Je t’aime moi non plus

« Nous n’accepterons pas le chantage, ni les négociations collectives », voilà en substance le message qu’adresse Abdelilah Benkirane à Aziz Akhannouch dans une récente interview parue dans Akhbar Al Yaoum, faisant référence à la condition imposée par le patron du RNI. Le chef du PJD reproche aussi au ministre de l’Agriculture de s’être opposé, lors des négociations du 30 octobre, aux aides destinées aux couches démunies. Le président du RNI n’est pas au bout de ses peines, car l’état-major de l’Istiqlal, piqué au vif, décide à son tour d’entrer en guerre, allant jusqu’à attribuer la responsabilité politique du drame d’Al Hoceima à Aziz Akhannouch.

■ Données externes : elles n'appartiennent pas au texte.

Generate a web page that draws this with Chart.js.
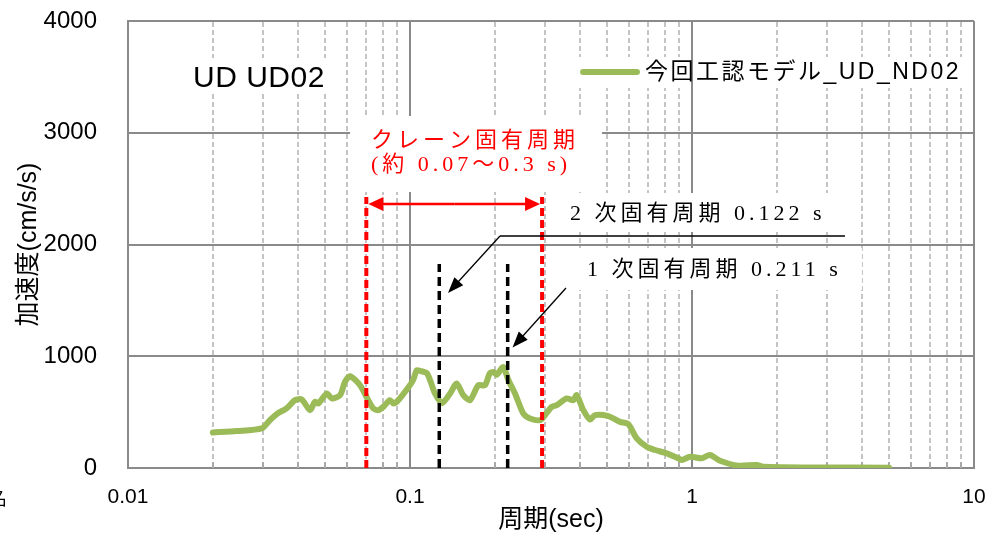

Dans un article paru dans Al Alam, journal du parti de la balance, le ministre de l’Agriculture est ainsi accusé « de faire taire la presse au sujet de sa responsabilité à coup de publicités ».

Habitué à plus de discrétion, l’homme d’affaires et président du RNI se fend, samedi 5 novembre, d’un communiqué dénonçant ce tir groupé. « Dans le but de redorer leur blason et perturber le processus des négociations autour des coalitions, certaines parties se sont attaquées au RNI, en la personne de son président, en lui adressant des accusations infondées », indique le texte, précisant que « l’objectif de cette attaque est de coller au RNI l’image d’un parti qui s’oppose aux réformes sociales ». Sans citer Benkirane, l’homme fort du parti de la colombe enfonce le clou dans une déclaration donnée au site d’information Goud.ma : « Certains m’accusent de m’opposer à la réforme d’aide destinée aux pauvres afin de nous coller, au parti et à moi, une image négative, celle d’un parti qui s’oppose aux réformes sociales », lance-t-il, se disant favorable à toute réforme visant « d’une manière directe les couches démunies et marginalisées » . Qu’en est-il du « chantage » dont l’accuse le secrétaire générale du PJD ? « Le peuple n’a pas donné à Benkirane la majorité absolue mais la majorité pour constituer un gouvernement, et il doit respecter la volonté des électeurs », écrit Goud.ma, résumant les propos d’Akhannouch.

Vers le blocage ?

« Est-il normal de se séparer de l’Istiqlal alors que l’accord est confirmé ? Machi hchouma ? » s’interroge Abdelilah Benkirane, joint par Telquel.ma, balayant ainsi la condition du RNI. Réagissant au communiqué du RNI, le chef du gouvernement nous explique toutefois « qu’un problème a été réglé » : « Maintenant qu’il ne s’oppose plus aux aides directes destinées aux pauvres, on est d’accord. Mais on ne se séparera pas de l’Istiqlal », insiste-t-il. Sur fond de conflits, pour Benkirane le défi demeure celui de former une majorité en composant avec les nouvelles contraintes : un RNI qui fait la fine bouche, un Mouvement populaire qui se range désormais du côté du RNI et un USFP encore indécis. Ce qui est sûr, c’est que le PJD et ses alliés ne disposent que de 183 sièges, ce qui n’est pas suffisant pour constituer une majorité (198 sièges au bas mot). « Les Ittihadis sont d’accord pour participer au gouvernement mais Driss Lachgar n’a pas encore tranché », nous confie le chef du gouvernement. Dans un entretien accordé le 5 novembre à Al Ittihad Al Ichtiraki, le premier secrétaire du parti de la rose affirme avoir donné « un accord de principe » à propos de la participation de l’USFP au gouvernement. D’ailleurs, comme pour dissiper le doute sur le choix de son camp, le chef ittihadi a invité Abdelilah Benkirane à sa table à la cérémonie de mariage de son fils,  qui a eu lieu le 5 novembre, aux côtés de Habib El Malki, Hamid Chabat et Nabil Benabdellah. Tout ce qu’il faut comme sièges.